-- START OF PROVIDED RECORDS --
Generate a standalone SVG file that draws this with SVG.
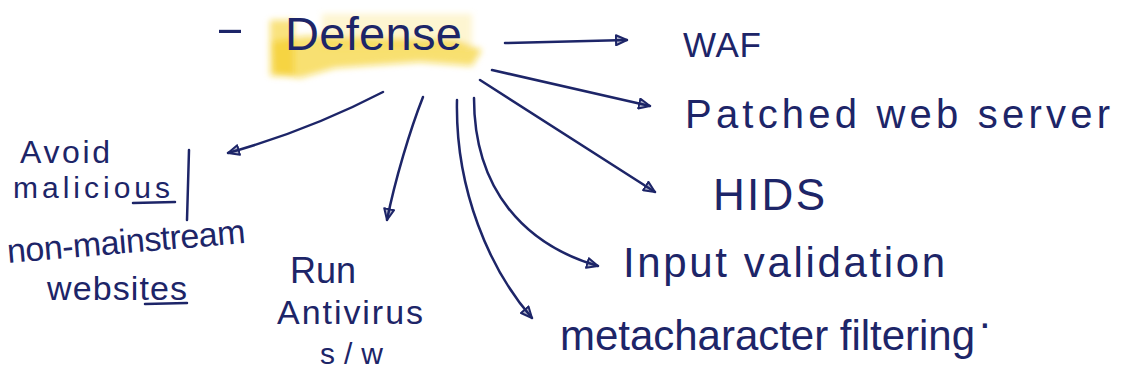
<svg xmlns="http://www.w3.org/2000/svg" width="1128" height="377" viewBox="0 0 1128 377">
  <style>
    .ink { fill: #1d2568; font-family: "Liberation Sans", "DejaVu Sans", sans-serif; }
    .wire { fill: none; stroke: #1d2568; stroke-width: 2.5; stroke-linecap: round; marker-end: url(#head); }
    .mark { stroke: #1d2568; stroke-width: 2.5; stroke-linecap: round; fill: none; }
  </style>
  <defs>
    <marker id="head" viewBox="0 0 14 12" refX="12" refY="6" markerWidth="14" markerHeight="12" markerUnits="userSpaceOnUse" orient="auto">
      <path d="M1,1 L12,6 L1,11 Z" fill="#1d2568" fill-opacity="0.35" stroke="#1d2568" stroke-width="2" stroke-linejoin="round"/>
    </marker>
    <filter id="soft" x="-10%" y="-30%" width="120%" height="160%">
      <feGaussianBlur stdDeviation="3"/>
    </filter>
  </defs>

  <rect width="1128" height="377" fill="#ffffff"/>

  <!-- central topic with highlighter wash -->
  <g id="defense">
    <g filter="url(#soft)">
      <rect x="322" y="14" width="150" height="34" fill="#f8e27c" opacity="0.35"/>
      <path d="M272,42 L305,36 L455,40 L482,50 L472,66 L420,62 L335,68 L300,78 L274,74 Z" fill="#f4cb15" opacity="0.6"/>
      <rect x="270" y="20" width="24" height="56" fill="#f4cb15" opacity="0.55"/>
    </g>
    <text class="ink" x="215" y="42" font-size="40" textLength="30" lengthAdjust="spacingAndGlyphs">-</text>
    <text class="ink" x="285" y="50" font-size="47" textLength="177">Defense</text>
  </g>

  <!-- connectors -->
  <g id="connectors">
    <path class="wire" d="M505,43 L627,40"/>
    <path class="wire" d="M492,70 L650,106"/>
    <path class="wire" d="M480,80 L655,192"/>
    <path class="wire" d="M474,98 C474,190 525,245 598,266"/>
    <path class="wire" d="M457,100 C455,190 490,270 532,318"/>
    <path class="wire" d="M423,97 C410,130 395,180 387,220"/>
    <path class="wire" d="M383,92 Q310,130 228,153"/>
  </g>

  <g id="waf">
    <text class="ink" x="683" y="57" font-size="35" textLength="78">WAF</text>
  </g>

  <g id="patched-web-server">
    <text class="ink" x="685" y="128" font-size="40" textLength="425">Patched web server</text>
  </g>

  <g id="hids">
    <text class="ink" x="713" y="210" font-size="44" textLength="112">HIDS</text>
  </g>

  <g id="input-validation">
    <text class="ink" x="623" y="277" font-size="42" textLength="322">Input validation</text>
  </g>

  <g id="metacharacter-filtering">
    <text class="ink" x="560" y="350" font-size="42" textLength="415">metacharacter filtering</text>
    <text class="ink" x="979" y="328" font-size="42">.</text>
  </g>

  <g id="run-antivirus">
    <text class="ink" x="290" y="283" font-size="36" textLength="66">Run</text>
    <text class="ink" x="277" y="324" font-size="34" textLength="146">Antivirus</text>
    <text class="ink" x="320" y="364" font-size="30" textLength="63">s/w</text>
  </g>

  <g id="avoid-websites">
    <text class="ink" x="20" y="163" font-size="32" textLength="90">Avoid</text>
    <text class="ink" x="13" y="198" font-size="30" textLength="157">malicious</text>
    <line class="mark" x1="133" y1="203" x2="175" y2="202"/>
    <line class="mark" x1="189" y1="150" x2="187" y2="220"/>
    <text class="ink" x="8" y="263" font-size="34" textLength="239" transform="rotate(-4.8 8 263)">non-mainstream</text>
    <text class="ink" x="47" y="300" font-size="34" textLength="140">websites</text>
    <line class="mark" x1="145" y1="304" x2="187" y2="303"/>
  </g>
</svg>
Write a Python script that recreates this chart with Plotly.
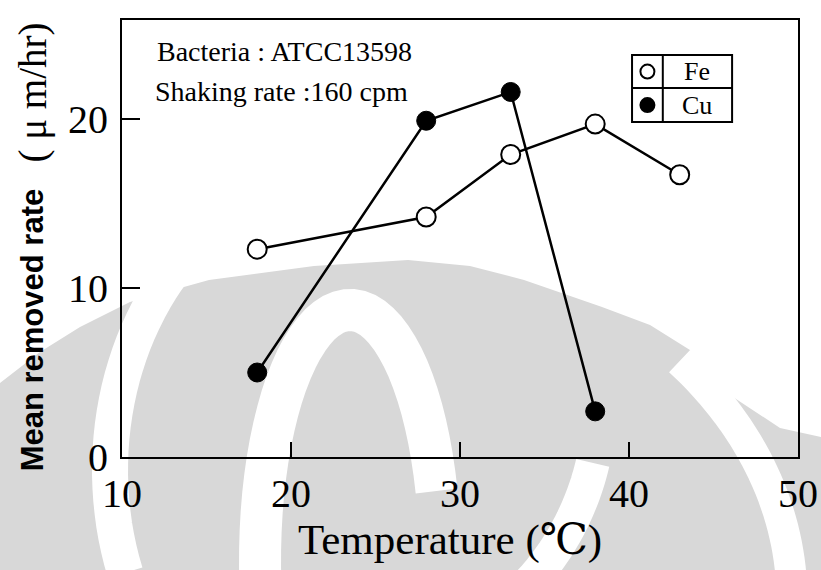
import math
import plotly.graph_objects as go

# ---- data ----
temp_fe = [18, 28, 33, 38, 43]
rate_fe = [12.3, 14.2, 17.9, 19.7, 16.7]
temp_cu = [18, 28, 33, 38]
rate_cu = [5.0, 19.9, 21.6, 2.7]

x_ticks = [10, 20, 30, 40, 50]
y_ticks = [0, 10, 20]

SERIF = "Liberation Serif, Times New Roman, DejaVu Serif, serif"
SANS = "Liberation Sans, Arial, sans-serif"

W, H = 821, 570
ML, MR, MT, MB = 122, 23, 20, 113
PW, PH = W - ML - MR, H - MT - MB


def px2paper(px, py):
    return (px - ML) / PW, (H - MB - py) / PH


def path_from(points, close=False):
    pts = [px2paper(x, y) for x, y in points]
    s = "M " + " L ".join(f"{x:.4f},{y:.4f}" for x, y in pts)
    return s + (" Z" if close else "")


def arc(cx, cy, rx, ry, a0, a1, n=40):
    return [(cx + rx * math.cos(math.radians(a0 + (a1 - a0) * i / n)),
             cy - ry * math.sin(math.radians(a0 + (a1 - a0) * i / n))) for i in range(n + 1)]


fig = go.Figure()
fig.add_trace(go.Scatter(
    x=temp_fe, y=rate_fe, mode="lines+markers", name="Fe",
    line=dict(color="black", width=2.5),
    marker=dict(symbol="circle", size=19, color="white",
                line=dict(color="black", width=2)),
))
fig.add_trace(go.Scatter(
    x=temp_cu, y=rate_cu, mode="lines+markers", name="Cu",
    line=dict(color="black", width=2.5),
    marker=dict(symbol="circle", size=19, color="black",
                line=dict(color="black", width=1)),
))

axis_common = dict(
    showline=True, linecolor="black", linewidth=2, mirror=True,
    ticks="inside", tickcolor="black", tickwidth=2,
    showgrid=False, zeroline=False, automargin=False,
    tickfont=dict(family=SERIF, size=40, color="black"),
)
fig.update_xaxes(range=[10, 50], tickvals=x_ticks, ticklen=15, **axis_common)
fig.update_yaxes(range=[0, 25.86], tickvals=y_ticks, ticklen=18,
                 ticklabelstandoff=4, **axis_common)

shapes = []
# ---- background watermark (light grey rings) ----
GREY = "#d8d8d8"
top_edge = [(0, 383), (40, 352), (80, 327), (130, 302), (209, 280), (314, 266),
            (408, 260), (470, 266), (524, 280), (602, 307), (650, 325), (690, 350),
            (733, 397), (780, 428), (821, 437), (821, 570), (0, 570)]
shapes.append(dict(type="path", xref="paper", yref="paper", path=path_from(top_edge, True),
                   fillcolor=GREY, line=dict(width=0), layer="below"))
rings = [
    (arc(360, 470, 250, 300, 105, 200), 36),   # outer-left white band
    (arc(355, 400, 245, 260, -14, -50), 34),   # lower right white band
    (arc(312, 600, 480, 372, -10, 40), 31),    # far-right white band
    (arc(350, 560, 90, 250, 16, 186), 42),     # inner lens outline
]
for pts, wdt in rings:
    shapes.append(dict(type="path", xref="paper", yref="paper", path=path_from(pts),
                       line=dict(color="white", width=wdt), layer="below"))

# ---- legend table ----
lx0, lx1, lxd = 40.18, 46.1, 42.0
ly0, ly1, lyd = 19.82, 23.79, 21.83
shapes.append(dict(type="rect", xref="x", yref="y", x0=lx0, x1=lx1, y0=ly0, y1=ly1,
                   line=dict(color="black", width=2), fillcolor="white", layer="above"))
shapes.append(dict(type="line", xref="x", yref="y", x0=lxd, x1=lxd, y0=ly0, y1=ly1,
                   line=dict(color="black", width=2)))
shapes.append(dict(type="line", xref="x", yref="y", x0=lx0, x1=lx1, y0=lyd, y1=lyd,
                   line=dict(color="black", width=2)))
mx = (lx0 + lxd) / 2
for yc, fill in [((lyd + ly1) / 2, "white"), ((ly0 + lyd) / 2, "black")]:
    shapes.append(dict(type="circle", xref="x", yref="y",
                       xsizemode="pixel", ysizemode="pixel",
                       xanchor=mx, yanchor=yc, x0=-7, x1=7, y0=-7, y1=7,
                       line=dict(color="black", width=2), fillcolor=fill, layer="above"))

annotations = [
    dict(x=11.95, y=24.0, xref="x", yref="y", text="Bacteria : ATCC13598",
         showarrow=False, xanchor="left", yanchor="middle",
         font=dict(family=SERIF, size=28, color="black")),
    dict(x=11.83, y=21.65, xref="x", yref="y", text="Shaking rate :160 cpm",
         showarrow=False, xanchor="left", yanchor="middle",
         font=dict(family=SERIF, size=28, color="black")),
    dict(x=(lxd + lx1) / 2, y=(lyd + ly1) / 2, xref="x", yref="y", text="Fe",
         showarrow=False, xanchor="center", yanchor="middle",
         font=dict(family=SERIF, size=26, color="black")),
    dict(x=(lxd + lx1) / 2, y=(ly0 + lyd) / 2, xref="x", yref="y", text="Cu",
         showarrow=False, xanchor="center", yanchor="middle",
         font=dict(family=SERIF, size=26, color="black")),
    dict(x=0.485, y=-0.19, xref="paper", yref="paper", text="Temperature (℃)",
         showarrow=False, xanchor="center", yanchor="middle",
         font=dict(family=SERIF, size=43, color="black")),
    dict(x=-0.133, y=0.29, xref="paper", yref="paper", text="<b>Mean removed rate</b>",
         showarrow=False, xanchor="center", yanchor="middle", textangle=-90,
         font=dict(family=SANS, size=31, color="black")),
    dict(x=-0.131, y=0.835, xref="paper", yref="paper", text="( μ m/hr)",
         showarrow=False, xanchor="center", yanchor="middle", textangle=-90,
         font=dict(family=SERIF, size=39, color="black")),
]

fig.update_layout(
    width=W, height=H,
    margin=dict(l=ML, r=MR, t=MT, b=MB),
    paper_bgcolor="white", plot_bgcolor="rgba(0,0,0,0)",
    showlegend=False,
    shapes=shapes, annotations=annotations,
)

fig.write_html("out.html")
-- END OF PROVIDED RECORDS --
(THE EXERCISE) Copy out exactly the material that runs from the line with "Write a Python" to the line with "y_ticks = [0, 10, 20]", ends included, and leave the pictures behind.

(SOLUTION FOR THIS EXERCISE)
Write a Python script that recreates this chart with Plotly.
import math
import plotly.graph_objects as go

# ---- data ----
temp_fe = [18, 28, 33, 38, 43]
rate_fe = [12.3, 14.2, 17.9, 19.7, 16.7]
temp_cu = [18, 28, 33, 38]
rate_cu = [5.0, 19.9, 21.6, 2.7]

x_ticks = [10, 20, 30, 40, 50]
y_ticks = [0, 10, 20]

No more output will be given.